● SOURCE EXCERPT
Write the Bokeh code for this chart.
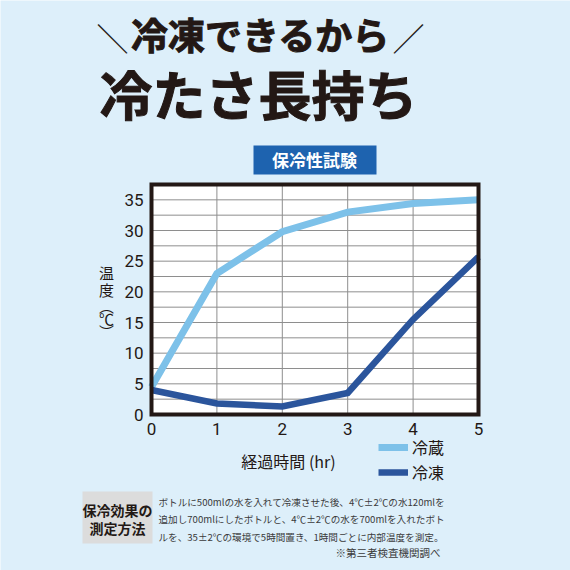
import numpy as np
from bokeh.plotting import figure
from bokeh.models import Range1d, Label, BoxAnnotation, Legend, LegendItem
from bokeh.core.properties import value
from bokeh.embed import file_html
from bokeh.resources import INLINE

# ---- data ----
hours = [0, 1, 2, 3, 4, 5]
fridge = [4.5, 23.0, 29.8, 33.0, 34.4, 35.0]     # 冷蔵
frozen = [4.0, 1.8, 1.3, 3.5, 15.5, 25.7]        # 冷凍
series_names = ["冷蔵", "冷凍"]
y_ticks = [0, 5, 10, 15, 20, 25, 30, 35]
x_ticks = [0, 1, 2, 3, 4, 5]
y_tick_labels = [str(v) for v in y_ticks]
x_tick_labels = [str(v) for v in x_ticks]

BG = "#ddeffa"
INK = "#231815"
LIGHT = "#7dc1e9"
DARK = "#2b559c"
JP = "Noto Sans CJK JP"

# plot-area geometry in canvas pixels; the frame spans the whole canvas
FX0, FX1, FY0, FY1 = 151, 478, 414, 184
XMAX, YMAX = 5.0, 37.5

def dx(px):
    return (px - FX0) / (FX1 - FX0) * XMAX

def dy(py):
    return (FY0 - py) / (FY0 - FY1) * YMAX

p = figure(width=570, height=570, output_backend="svg", toolbar_location=None,
           x_range=Range1d(dx(0), dx(570)), y_range=Range1d(dy(570), dy(0)),
           x_axis_type=None, y_axis_type=None, min_border=0)
p.background_fill_color = BG
p.border_fill_color = BG
p.outline_line_color = None
p.grid.visible = False

# plot area
p.quad(left=[0], right=[XMAX], bottom=[0], top=[YMAX], fill_color="white", line_color=None)
ygrid = np.arange(2.5, YMAX, 2.5)
p.segment(x0=x_ticks[1:-1], y0=0, x1=x_ticks[1:-1], y1=YMAX, line_color="#8e8e8e", line_width=1)
p.segment(x0=0, y0=ygrid, x1=XMAX, y1=ygrid, line_color="#8e8e8e", line_width=1)

r1 = p.line(hours, fridge, line_color=LIGHT, line_width=7, line_join="miter")
r2 = p.line(hours, frozen, line_color=DARK, line_width=6.5, line_join="miter")

p.quad(left=[0], right=[XMAX], bottom=[0], top=[YMAX], fill_color=None,
       line_color=INK, line_width=4, line_join="miter")

# tick labels
p.text(x=dx(143), y=y_ticks, text=y_tick_labels, text_align="right", text_baseline="middle",
       text_font=value("Roboto"), text_font_size="17px", text_color=INK)
p.text(x=x_ticks, y=dy(428), text=x_tick_labels, text_align="center", text_baseline="middle",
       text_font=value("Roboto"), text_font_size="17px", text_color=INK)

legend = Legend(items=[LegendItem(label=series_names[0], renderers=[r1]),
                       LegendItem(label=series_names[1], renderers=[r2])],
                location=(378, 570 - 484), orientation="vertical",
                background_fill_alpha=0, border_line_color=None,
                padding=0, margin=0, spacing=1,
                glyph_width=30, glyph_height=20, label_height=20,
                label_standoff=4,
                label_text_font=JP, label_text_font_size="16px", label_text_color=INK)
p.add_layout(legend, "center")

def label(px, py, text, size, bold=False, color=INK, align="center", font=JP, heavy=False):
    kw = {}
    if heavy:
        kw = dict(text_outline_color=color)
    p.add_layout(Label(x=dx(px), y=dy(py), text=text, text_font=font,
                       text_font_size=f"{size}px",
                       text_font_style="bold" if bold else "normal",
                       text_color=color, text_align=align, text_baseline="middle", **kw))

# headline
label(112, 36, "＼", 32)
label(408, 36, "／", 32)
label(260, 33, "冷凍できるから", 37, bold=True, heavy=True)
label(258, 92, "冷たさ長持ち", 53, bold=True, heavy=True)

# badge
p.add_layout(BoxAnnotation(left=dx(253), right=dx(376), top=dy(145), bottom=dy(174),
                           fill_color="#1e63af", fill_alpha=1, line_color=None))
label(314, 159, "保冷性試験", 17, bold=True, color="white")

# y axis label (vertical)
for py, ch in [(272, "温"), (289, "度"), (305, "︵"), (318, "℃"), (331, "︶")]:
    label(106, py, ch, 15)

# x axis label
label(288, 460, "経過時間 (hr)", 16)

# footer
p.add_layout(BoxAnnotation(left=dx(82), right=dx(152), top=dy(491), bottom=dy(543),
                           fill_color="#dcdcdc", fill_alpha=1, line_color=None))
label(117, 509, "保冷効果の", 14, bold=True)
label(117, 527, "測定方法", 14, bold=True)
foot = ["ボトルに500mlの水を入れて冷凍させた後、4℃±2℃の水120mlを",
        "追加し700mlにしたボトルと、4℃±2℃の水を700mlを入れたボト",
        "ルを、35±2℃の環境で5時間置き、1時間ごとに内部温度を測定。"]
for i, t in enumerate(foot):
    label(158, 501 + 17.5 * i, t, 9.6, color="#3a3a3a", align="left")
label(440, 552, "※第三者検査機関調べ", 10.5, color="#3a3a3a", align="right")

open("out.html", "w").write(file_html(p, INLINE))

● TASK TO CARRY OUT
Write out the whole listing exactly, and drop the pictures.

● FINAL RESULT
Write the Bokeh code for this chart.
import numpy as np
from bokeh.plotting import figure
from bokeh.models import Range1d, Label, BoxAnnotation, Legend, LegendItem
from bokeh.core.properties import value
from bokeh.embed import file_html
from bokeh.resources import INLINE

# ---- data ----
hours = [0, 1, 2, 3, 4, 5]
fridge = [4.5, 23.0, 29.8, 33.0, 34.4, 35.0]     # 冷蔵
frozen = [4.0, 1.8, 1.3, 3.5, 15.5, 25.7]        # 冷凍
series_names = ["冷蔵", "冷凍"]
y_ticks = [0, 5, 10, 15, 20, 25, 30, 35]
x_ticks = [0, 1, 2, 3, 4, 5]
y_tick_labels = [str(v) for v in y_ticks]
x_tick_labels = [str(v) for v in x_ticks]

BG = "#ddeffa"
INK = "#231815"
LIGHT = "#7dc1e9"
DARK = "#2b559c"
JP = "Noto Sans CJK JP"

# plot-area geometry in canvas pixels; the frame spans the whole canvas
FX0, FX1, FY0, FY1 = 151, 478, 414, 184
XMAX, YMAX = 5.0, 37.5

def dx(px):
    return (px - FX0) / (FX1 - FX0) * XMAX

def dy(py):
    return (FY0 - py) / (FY0 - FY1) * YMAX

p = figure(width=570, height=570, output_backend="svg", toolbar_location=None,
           x_range=Range1d(dx(0), dx(570)), y_range=Range1d(dy(570), dy(0)),
           x_axis_type=None, y_axis_type=None, min_border=0)
p.background_fill_color = BG
p.border_fill_color = BG
p.outline_line_color = None
p.grid.visible = False

# plot area
p.quad(left=[0], right=[XMAX], bottom=[0], top=[YMAX], fill_color="white", line_color=None)
ygrid = np.arange(2.5, YMAX, 2.5)
p.segment(x0=x_ticks[1:-1], y0=0, x1=x_ticks[1:-1], y1=YMAX, line_color="#8e8e8e", line_width=1)
p.segment(x0=0, y0=ygrid, x1=XMAX, y1=ygrid, line_color="#8e8e8e", line_width=1)

r1 = p.line(hours, fridge, line_color=LIGHT, line_width=7, line_join="miter")
r2 = p.line(hours, frozen, line_color=DARK, line_width=6.5, line_join="miter")

p.quad(left=[0], right=[XMAX], bottom=[0], top=[YMAX], fill_color=None,
       line_color=INK, line_width=4, line_join="miter")

# tick labels
p.text(x=dx(143), y=y_ticks, text=y_tick_labels, text_align="right", text_baseline="middle",
       text_font=value("Roboto"), text_font_size="17px", text_color=INK)
p.text(x=x_ticks, y=dy(428), text=x_tick_labels, text_align="center", text_baseline="middle",
       text_font=value("Roboto"), text_font_size="17px", text_color=INK)

legend = Legend(items=[LegendItem(label=series_names[0], renderers=[r1]),
                       LegendItem(label=series_names[1], renderers=[r2])],
                location=(378, 570 - 484), orientation="vertical",
                background_fill_alpha=0, border_line_color=None,
                padding=0, margin=0, spacing=1,
                glyph_width=30, glyph_height=20, label_height=20,
                label_standoff=4,
                label_text_font=JP, label_text_font_size="16px", label_text_color=INK)
p.add_layout(legend, "center")

def label(px, py, text, size, bold=False, color=INK, align="center", font=JP, heavy=False):
    kw = {}
    if heavy:
        kw = dict(text_outline_color=color)
    p.add_layout(Label(x=dx(px), y=dy(py), text=text, text_font=font,
                       text_font_size=f"{size}px",
                       text_font_style="bold" if bold else "normal",
                       text_color=color, text_align=align, text_baseline="middle", **kw))

# headline
label(112, 36, "＼", 32)
label(408, 36, "／", 32)
label(260, 33, "冷凍できるから", 37, bold=True, heavy=True)
label(258, 92, "冷たさ長持ち", 53, bold=True, heavy=True)

# badge
p.add_layout(BoxAnnotation(left=dx(253), right=dx(376), top=dy(145), bottom=dy(174),
                           fill_color="#1e63af", fill_alpha=1, line_color=None))
label(314, 159, "保冷性試験", 17, bold=True, color="white")

# y axis label (vertical)
for py, ch in [(272, "温"), (289, "度"), (305, "︵"), (318, "℃"), (331, "︶")]:
    label(106, py, ch, 15)

# x axis label
label(288, 460, "経過時間 (hr)", 16)

# footer
p.add_layout(BoxAnnotation(left=dx(82), right=dx(152), top=dy(491), bottom=dy(543),
                           fill_color="#dcdcdc", fill_alpha=1, line_color=None))
label(117, 509, "保冷効果の", 14, bold=True)
label(117, 527, "測定方法", 14, bold=True)
foot = ["ボトルに500mlの水を入れて冷凍させた後、4℃±2℃の水120mlを",
        "追加し700mlにしたボトルと、4℃±2℃の水を700mlを入れたボト",
        "ルを、35±2℃の環境で5時間置き、1時間ごとに内部温度を測定。"]
for i, t in enumerate(foot):
    label(158, 501 + 17.5 * i, t, 9.6, color="#3a3a3a", align="left")
label(440, 552, "※第三者検査機関調べ", 10.5, color="#3a3a3a", align="right")

open("out.html", "w").write(file_html(p, INLINE))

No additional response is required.